Brahms returns to Bach for inspiration for his vigorous finale, a dynamic fugue. Contrapunctus 13 of the Art of the Fugue is a remarkable feat of counterpoint even by Bach’s standards. The extended three-voice fugue uses both the regular and inverted forms of the fugal subject in the exposition, and after reaching the end, the entire movement is played again with all three voices inverted and registrally swapped. Brahms eschews such strict formalities in his movement. But he nevertheless captures the spirit of Bach’s innovations by exploiting the compositional freedoms afforded to him in his own time to develop the motivic material in ways Bach could not possibly have imagined. Brahms’s subject hews very closely to that from Contrapunctus 13: an emphatic octave leap down followed by a spill of triplets that initially move up. Like Bach, Brahms inverts this theme freely, with the octave leap sometimes moving up and answered by a downward triplet cascade. The prickly fugal sections alternate with episodes of great lyricism allowing Brahms to deconstruct the motivic elements of the fugal subject—the octave leap and the triplets—and develop them both separately and together. A thrillingly virtuosic coda caps off the proceedings.

 

Dmitri Shostakovich (1906-1975)

Sonata in D Minor for Cello and Piano, Op. 40

Composed: 1914-1917
Instrumentation: Cello and piano

Audiences familiar with Shostakovich’s later chamber music—most notably his 15 string quartets, monuments to the genre—might be surprised by the Cello Sonata. Still in his 20s in 1934, Shostakovich was four years away from composing the first of those string quartets, and the Cello Sonata was the first large scale chamber work he completed. There is an intense, prolonged lyricism in this music that seems to grow directly out of the late-nineteenth century Romantic style, but this is balanced by scaffolding that is surprisingly Classical in style. Textures also project a clarity and precision from models closer to Mozart than Brahms.

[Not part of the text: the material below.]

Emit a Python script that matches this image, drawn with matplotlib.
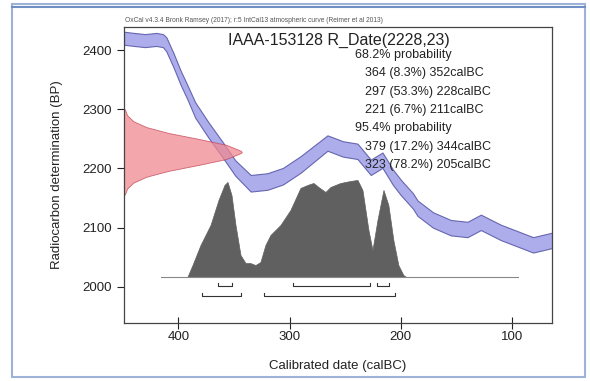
import matplotlib
matplotlib.use("Agg")
import matplotlib.pyplot as plt
import numpy as np
from matplotlib.patches import Rectangle

plt.rcParams['font.family'] = ['Liberation Sans', 'DejaVu Sans']

# calibration curve (IntCal13)
curve_cal = [449, 440, 430, 420, 414, 411, 404.5, 398, 392, 385, 373, 360, 349, 335,
             320, 306, 290, 266, 252, 239, 227, 216.5, 207, 200, 189, 185, 171, 155,
             140, 128, 110, 92, 81, 63]
curve_bp = [2420, 2418, 2416, 2418, 2416, 2410, 2383, 2353, 2329, 2299, 2265, 2231, 2201, 2175,
            2178, 2187, 2207, 2243, 2233, 2229, 2202, 2214, 2185, 2168, 2145, 2133, 2113, 2100,
            2097, 2109, 2092, 2079, 2071, 2079]
curve_err = [11, 11, 11, 11, 11, 12, 12, 12, 12, 13, 13, 13, 13, 14,
             14, 14, 14, 13, 13, 13, 13, 13, 13, 13, 13, 13, 13, 13,
             13, 13, 13, 13, 13, 13]

# measured date R_Date(2228,23): BP values and drawn width (years)
date_bp = [2300, 2290, 2280, 2270, 2260, 2250, 2240, 2230, 2228, 2226, 2216, 2206,
           2196, 2186, 2176, 2166, 2156]
date_w = [0.8, 2.8, 8.3, 20, 40, 67, 92, 105, 106, 105, 92, 67, 40, 20, 8.3, 2.8, 0.8]

# calibrated probability distribution (relative heights)
post_cal = [392, 387.4, 380.2, 371.2, 364, 358.6, 355.9, 352.3, 348.7, 344.2, 339.7, 335.3,
            330.8, 326.3, 321.8, 317.3, 312.8, 308.3, 299.3, 290.3, 284, 278.6, 274.1, 267.8,
            263.3, 254.3, 245.3, 239, 234.5, 229.1, 225.5, 221, 215.6, 211.2, 206.7, 202.2,
            197.7, 195]
post_h = [0, 12, 32, 52, 77, 92, 95, 82, 52, 22, 14, 14, 12, 15, 32, 42, 47, 52, 67, 89,
          92, 94, 90, 85, 90, 94, 96, 97, 87, 47, 27, 57, 87, 72, 37, 12, 2, 0]

ranges68 = [(364, 352), (297, 228), (221, 211)]
ranges95 = [(379, 344), (323, 205)]

fig = plt.figure(figsize=(5.9, 3.81), dpi=100)
W, H = 590, 381

# frame round the picture
fig.patches.append(Rectangle((12 / W, 4 / H), 573 / W, 373 / H, transform=fig.transFigure,
                             fill=False, edgecolor='#9db2d6', linewidth=1.5))
fig.lines.append(plt.Line2D([12 / W, 585 / W], [1 - 7 / H, 1 - 7 / H], transform=fig.transFigure,
                            color='#6f8fc4', linewidth=1.5))

ax = fig.add_axes([124 / W, 1 - 323 / H, 428 / W, 296 / H])
ax.set_xlim(449, 64)
ax.set_ylim(1939, 2439)

base = 2016.6
scale = 164 / 97.0
ph = base + np.array(post_h) * scale
ax.plot([416, 95], [base, base], color='#888888', linewidth=0.8)
ax.fill_between(post_cal, base, ph, facecolor='#606060', edgecolor='#606060', linewidth=0.5)

cb = np.array(curve_bp)
ce = np.array(curve_err)
ax.fill_between(curve_cal, cb - ce, cb + ce, facecolor='#a4a4ea', edgecolor='#5a5aa8',
                linewidth=0.8, alpha=0.9)

xl = ax.get_xlim()[0]
ax.fill_betweenx(date_bp, xl, xl - np.array(date_w), facecolor='#f08890', edgecolor='#c04050',
                 linewidth=0.6, alpha=0.75)

for rs, yb in [(ranges68, 2001.4), (ranges95, 1984.5)]:
    for a, b in rs:
        ax.plot([a, a, b, b], [yb + 5, yb, yb, yb + 5], color='#333333', linewidth=0.8)

ax.set_xticks([400, 300, 200, 100])
ax.set_yticks([2000, 2100, 2200, 2300, 2400])
ax.tick_params(axis='x', direction='inout', length=8, labelsize=9.5, colors='#222222', pad=2)
ax.tick_params(axis='y', direction='out', length=5, labelsize=9.5, colors='#222222')
for s in ax.spines.values():
    s.set_color('#444444')
    s.set_linewidth(0.9)

ax.set_xlabel('Calibrated date (calBC)', fontsize=9.5, color='#222222', labelpad=12)
ax.set_ylabel('Radiocarbon determination (BP)', fontsize=9.5, color='#222222', labelpad=14)

fig.text(125 / W, 1 - 20 / H,
         'OxCal v4.3.4 Bronk Ramsey (2017); r:5 IntCal13 atmospheric curve (Reimer et al 2013)',
         fontsize=4.8, color='#555555', va='center')
fig.text(339 / W, 1 - 40 / H, 'IAAA-153128 R_Date(2228,23)', fontsize=11.5, ha='center',
         va='center', color='#222222')
lines = [('68.2% probability', 355), ('364 (8.3%) 352calBC', 365), ('297 (53.3%) 228calBC', 365),
         ('221 (6.7%) 211calBC', 365), ('95.4% probability', 355),
         ('379 (17.2%) 344calBC', 365), ('323 (78.2%) 205calBC', 365)]
for i, (t, x) in enumerate(lines):
    fig.text(x / W, 1 - (55 + i * 18.3) / H, t, fontsize=9, va='center', color='#222222')

fig.savefig('out.png', dpi=100)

At the same time, there is a tonal fluidity and a freedom of dissonance in the Cello Sonata that Shostakovich would develop further in his later scores (including his 1973 String Quartet No. 14 which the Edgar M Bronfman String Quartet will perform a week from tonight at the Presbyterian Church of the Big Wood).

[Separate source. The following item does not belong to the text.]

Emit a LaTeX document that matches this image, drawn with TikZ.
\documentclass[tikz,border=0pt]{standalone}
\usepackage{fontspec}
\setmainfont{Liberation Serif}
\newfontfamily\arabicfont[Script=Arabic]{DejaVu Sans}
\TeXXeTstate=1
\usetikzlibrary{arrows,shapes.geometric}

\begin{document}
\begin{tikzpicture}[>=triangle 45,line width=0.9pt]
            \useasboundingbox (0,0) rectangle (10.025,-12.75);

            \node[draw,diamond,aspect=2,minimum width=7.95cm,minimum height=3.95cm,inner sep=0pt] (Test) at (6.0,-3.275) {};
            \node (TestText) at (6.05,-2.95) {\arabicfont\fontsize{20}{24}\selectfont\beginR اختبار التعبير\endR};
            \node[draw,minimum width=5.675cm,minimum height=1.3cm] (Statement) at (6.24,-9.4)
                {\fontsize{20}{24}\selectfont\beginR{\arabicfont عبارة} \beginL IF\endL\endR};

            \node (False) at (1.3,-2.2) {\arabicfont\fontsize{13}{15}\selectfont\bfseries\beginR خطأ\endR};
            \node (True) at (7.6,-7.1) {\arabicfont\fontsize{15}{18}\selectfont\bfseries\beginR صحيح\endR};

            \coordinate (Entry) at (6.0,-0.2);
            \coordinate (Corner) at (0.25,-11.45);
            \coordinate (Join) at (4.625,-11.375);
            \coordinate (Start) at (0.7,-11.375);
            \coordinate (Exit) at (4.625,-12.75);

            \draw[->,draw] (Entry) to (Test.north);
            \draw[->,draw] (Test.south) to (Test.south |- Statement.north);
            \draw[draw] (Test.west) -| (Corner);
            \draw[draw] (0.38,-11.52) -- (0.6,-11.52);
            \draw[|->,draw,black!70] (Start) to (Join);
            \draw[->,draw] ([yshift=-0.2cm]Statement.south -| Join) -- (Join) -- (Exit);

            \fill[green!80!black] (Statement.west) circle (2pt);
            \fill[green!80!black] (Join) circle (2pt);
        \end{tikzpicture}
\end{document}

Shostakovich’s professional star was on the rise when he composed the Cello Sonata, written for cellist and recital collaborator Viktor Kubatsky. Already prolific with works for stage and screen, Shostakovich saw the wild success of the early productions of his socially shocking opera Lady Macbeth of the Mtensk District in January 1934. At the same time, his young marriage to wife Nina was on the rocks when he fell in love with translator Yelena Konstantinovskaya. The affair led to a quick divorce. By 1936, however, the strength of his professional reputation and chaos of his personal life would completely reverse. Lady Macbeth was viciously condemned by Stalin leading to a nearly immediate artistic ostracization of Shostakovich, while he and Nina had reconciled, remarried, and had a child.

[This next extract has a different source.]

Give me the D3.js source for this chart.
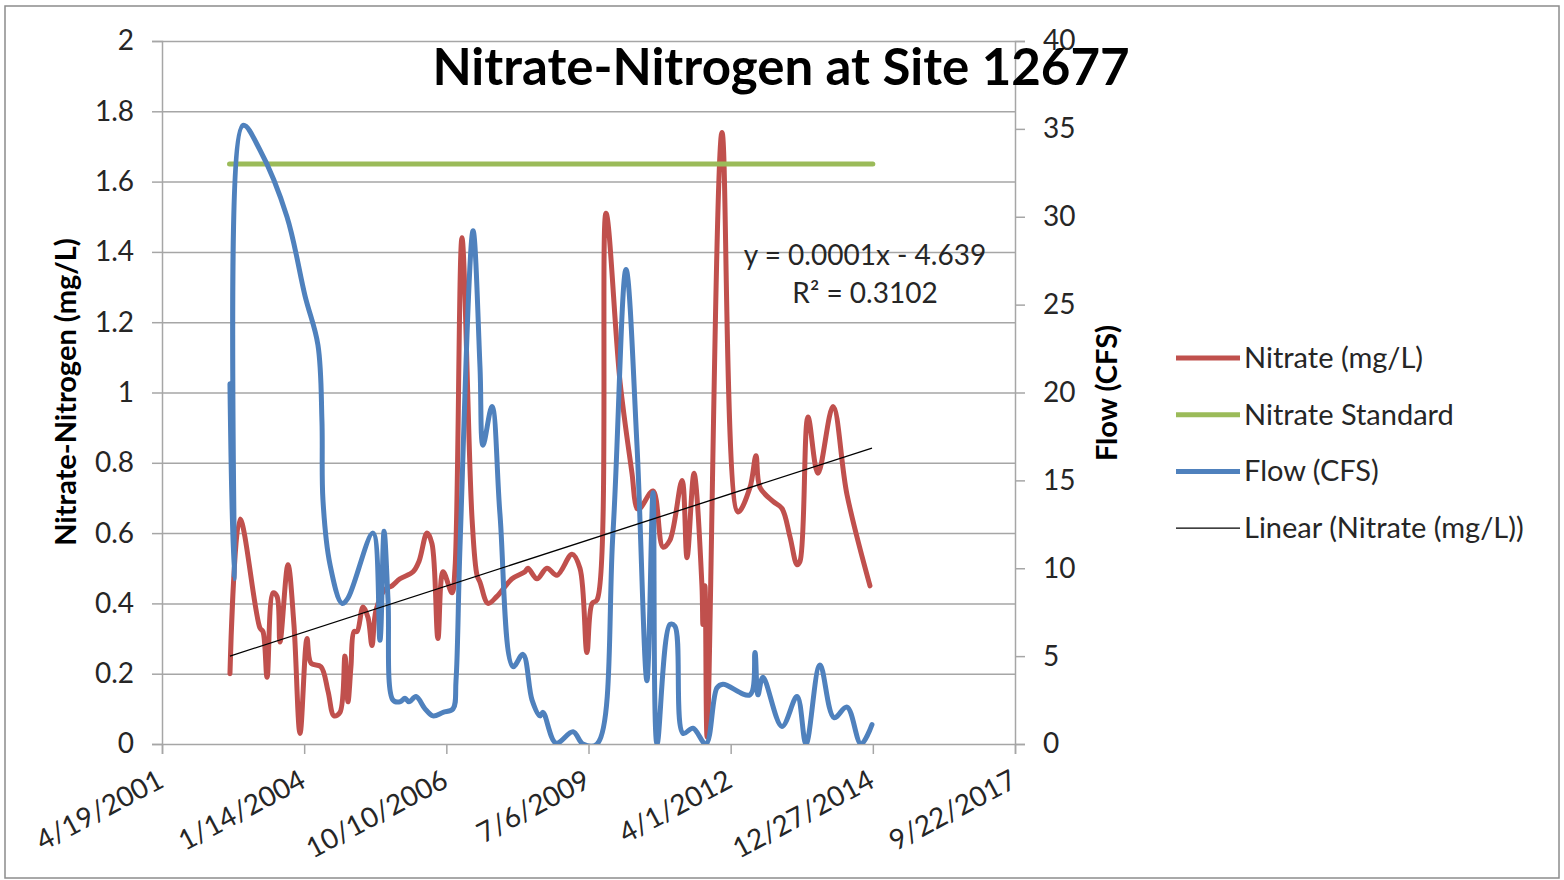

Like the Brahms sonata, the opening movement begins with an extended lyrical phrase in the cello—at times slipping into a major key from the minor—here spanning 15 measures before being picked up by the piano. Shostakovich’s reliance on Classical sonata form (like Brahms) is particularly notable here: he even notates a repeat of the exposition section, a practice that had long fallen out of favor. The sustained lyricism of the movement leaves the deepest impression, but Shostakovich is also playing with the formal expectations, again not unlike Brahms. The tranquil second theme, first heard in a clarion-clear expressive piano line, arrives in unexpectedly in B major (a great tonal distance from the standard F major). When the two themes return in the recapitulation, Shostakovich flips the order, allowing for a magical final return to the original theme at the end, in the muted cello at a much-slowed tempo.

The brief A minor second movement is a Russian-infused take on the scherzo. The outer sections feature an insistent A pedal under a heavily accented tune that incorporates a rhythmic determination that will come to characterize Shostakovich’s later scores. The middle section features unusual arpeggios made up of cello harmonics (eerie upper-register string overtones).

Shostakovich abandons the pretense of instrumental equity in the Largo, which is an emotional lament for cello with piano accompaniment. The opening for cello alone is fully notated but feels free from the bounds of rhythm and meter. The main section of the movement gives the impression of a melody that is constantly being extended. The piano is essential in its complementary role, providing unusual strokes of color through all 7+ octaves of its range. The opening gesture returns at the end to frame the movement.

The vigorous finale wakes us from our reverie. There are again echoes of Classical phrase balance and structure here. Shostakovich uses an amalgam of rondo form and theme and variation form to organize the movement. The predictable ebb and flow of the phrases allows Shostakovich to develop his material freely, so he includes furiously rapid moto perpetuo passages for the cello and then the piano.